14. Subsequent Events (unaudited)

 

Termination Agreement and Waiver

 

In November 2012, the Company and certain holders of the Company’s convertible preferred stock entered into a termination agreement and waiver pursuant to which the parties agreed, subject to and upon the completion of the Company’s proposed IPO, to: (i) waive certain provisions of the IRA, including the right to register shares in the offering; (ii) terminate certain provisions of the IRA; (iii) terminate the Company’s Amended and Restated Right of First Refusal and Co-Sale Agreement; and (iv) terminate the Company’s Amended and Restated Voting Agreement.

 

Notes Payable

 

In December 2012, the Company drew its second tranche of $5 million under its loan and security agreement with MidCap Financial, which provides for the borrowing of up to $15 million, of which $10 million was required to be drawn (see Note 7).

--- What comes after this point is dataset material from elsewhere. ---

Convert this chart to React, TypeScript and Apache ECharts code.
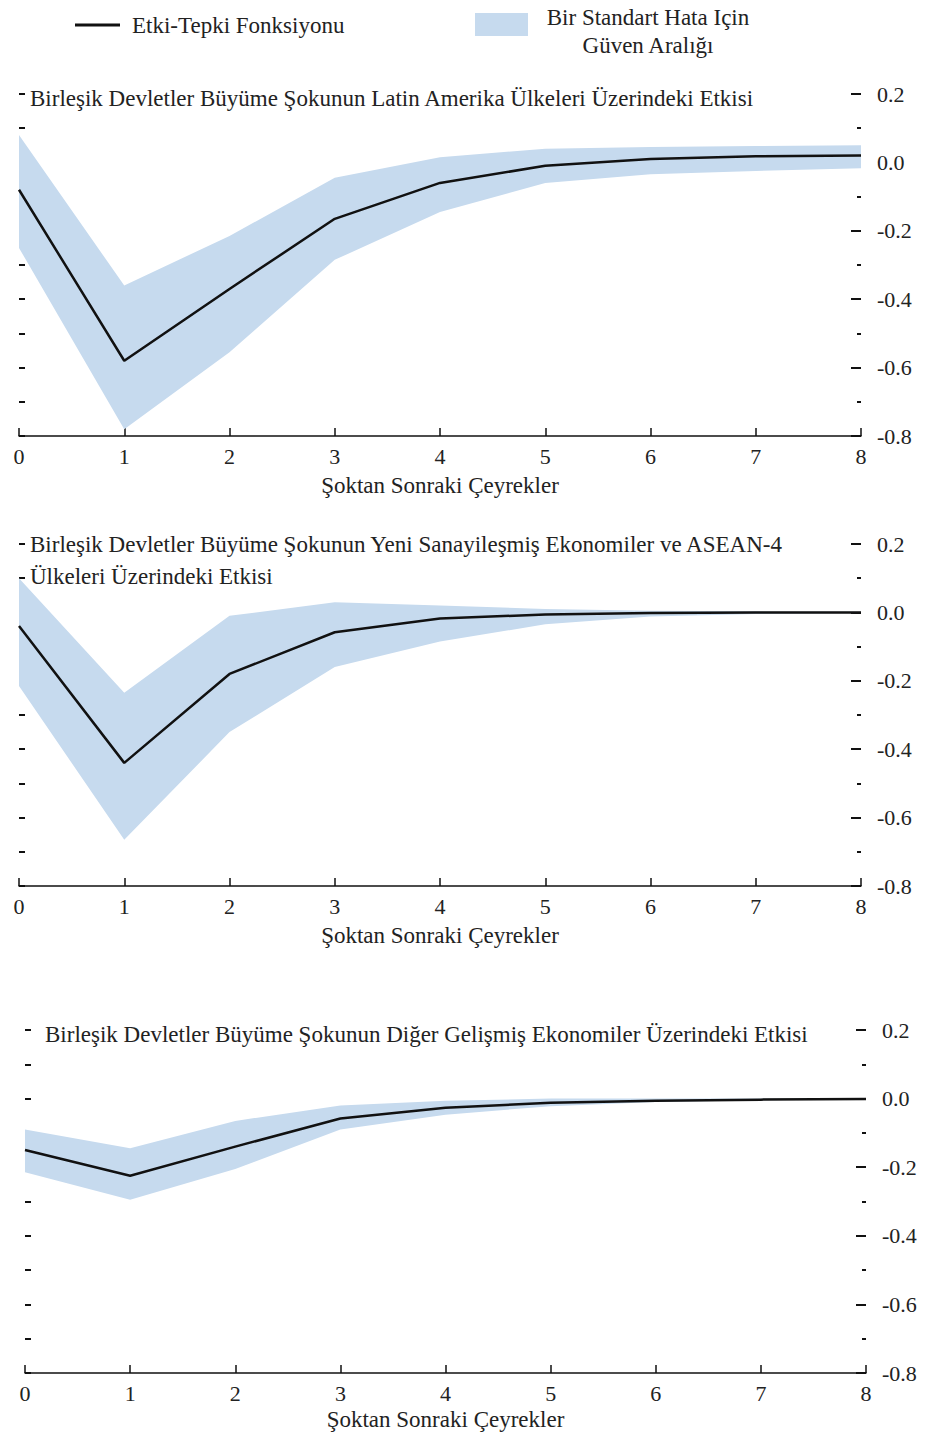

The Agreement provides for the loan to be issued in three tranches: the first tranche of $5 million was issued in September 2012; the second tranche of $5 million was issued in December 2012; and the final tranche may be drawn at the option of the Company no later than June 2013. In connection with the second tranche drawdown of $5 million in December 2012, the warrant to purchase shares of the Company’s Series E Preferred previously issued to MidCap Financial became exercisable for an additional 16,516 shares. The Series E Preferred warrant may be net exercised and will expire upon completion of the Company’s proposed IPO if unexercised.